To an extent, auto insurance rates are specifically developed based on individual user information. The criteria traditionally considered when determining auto insurance rates include the driver's accident history, type of car they drive, state, age, gender and marital status. However, another factor can be directly linked to the risk an individual presents to an insurance company: the number of miles he or she drives each year.
Pay-as-you-drive auto insurance offers a way of charging drivers based on the actual amount they drive, further individualizing the premium development process. The theory is, the less an individual drives, the less they're on the road and the less likely they are to have an accident. This type of policy almost works the same way as a pay-per-minute cell phone plan except that the "usage" is based on a theory of risk rather than actual usage of auto insurance benefits.

Pay-as-you-drive auto insurance is currently offered in more than 25 U.S. states through several insurers.
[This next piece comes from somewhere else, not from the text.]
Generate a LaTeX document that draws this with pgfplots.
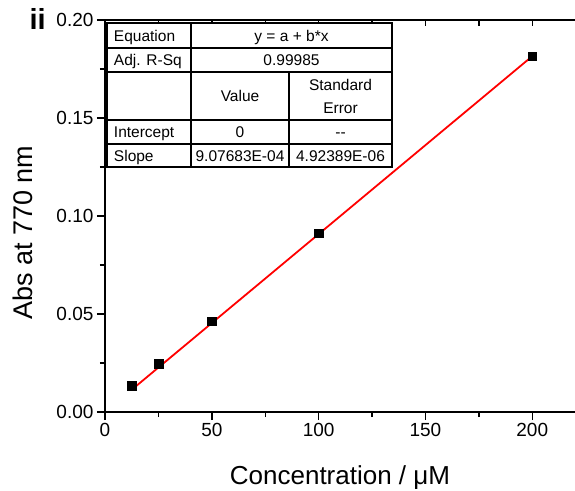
\documentclass[border=0pt]{standalone}
\usepackage{fontspec}
\setmainfont{Liberation Sans}
\usepackage{pgfplots}
\pgfplotsset{compat=1.18}
\begin{document}
\begin{tikzpicture}[x=1pt,y=1pt]
\begin{axis}[name=ax, scale only axis, width=470pt, height=392pt,
  xmin=0, xmax=220, ymin=0, ymax=0.2,
  xtick={0,50,100,150,200}, ytick={0,0.05,0.10,0.15,0.20},
  minor x tick num=1, minor y tick num=1,
  axis x line*=bottom, axis y line*=left,
  tick align=outside,
  major tick length=8pt, minor tick length=5pt,
  axis line style={line width=1.4pt, black, -},
  every tick/.style={line width=1.4pt, black},
  /pgf/number format/assume math mode=true,
  yticklabel style={/pgf/number format/.cd, fixed, fixed zerofill, precision=2},
  xticklabel style={/pgf/number format/.cd, fixed, precision=0},
  tick label style={font=\fontsize{19}{19}\selectfont, black},
  scaled y ticks=false,
  xlabel={Concentration / μM},
  xlabel style={font=\fontsize{26}{26}\selectfont, at={(axis description cs:0.5,0)}, anchor=base, yshift=-72pt},
  ylabel={Abs at 770 nm},
  ylabel style={font=\fontsize{27}{27}\selectfont, at={(axis description cs:-0.1553,0.457)}, anchor=base, rotate=0},
  clip=false,
]
\addplot[red, line width=1.8pt] coordinates {(12.5,0.011346) (200,0.181537)};
\addplot[only marks, mark=square*, mark size=4.3pt, black] coordinates {
(12.5,0.0133) (25,0.0245) (50,0.0464) (100,0.0913) (200,0.1816)};
\end{axis}
\begin{axis}[scale only axis, width=470pt, height=392pt,
  xmin=0, xmax=220, ymin=0, ymax=0.2,
  xtick={0,25,...,200},
  axis x line*=top, hide y axis, xticklabels={},
  tick align=inside, major tick length=6pt,
  axis line style={line width=1.4pt, black, -},
  every tick/.style={line width=1.4pt, black},
]
\end{axis}
% fit table
\begin{scope}[shift={(ax.north west)}, line width=1.3pt]
  \fill[white] (2,-3) rectangle (287,-147);
  \draw (2,-3) rectangle (287,-147);
  \draw (2,-28) -- (287,-28);
  \draw (2,-52) -- (287,-52);
  \draw (2,-100) -- (287,-100);
  \draw (2,-124) -- (287,-124);
  \draw (86,-3) -- (86,-147);
  \draw (184,-52) -- (184,-147);
  \begin{scope}[font=\fontsize{15.5}{17}\selectfont]
  \node[anchor=base west] at (5,-22) {Equation};
  \node[anchor=base] at (186.5,-22) {y = a + b*x};
  \node[anchor=base west] at (5,-46) {Adj. R-Sq};
  \node[anchor=base] at (186.5,-46) {0.99985};
  \node[anchor=base] at (135,-82) {Value};
  \node[anchor=base] at (235.5,-71) {Standard};
  \node[anchor=base] at (235.5,-94) {Error};
  \node[anchor=base west] at (5,-118) {Intercept};
  \node[anchor=base] at (135,-118) {0};
  \node[anchor=base] at (235.5,-118) {{-}{-}};
  \node[anchor=base west] at (5,-142) {Slope};
  \node[anchor=base] at (135,-142) {9.07683E-04};
  \node[anchor=base] at (235.5,-142) {4.92389E-06};
  \end{scope}
\end{scope}
\node[font=\bfseries\fontsize{29}{29}\selectfont, anchor=base west] at ([shift={(-79pt,-10pt)}]ax.north west) {ii};
\pgfresetboundingbox
\path[use as bounding box] ([shift={(-105pt,-78pt)}]ax.south west) rectangle ([shift={(0pt,20pt)}]ax.north east);
\end{tikzpicture}
\end{document}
These companies may use a proprietary onboard device that measures mileage, or they may use OnStar. It's important to note that with pay-as-you-drive insurance, mileage is not the only factor used in establishing rates. It's simply added to the other existing underwriting criteria.

Drivers aren't the only ones excited about the emergence of this new method of determining insurance rates; environmental groups are hopeful that pay-as-you-drive insurance will encourage less driving in order to save money, which could have a positive effect on the environment.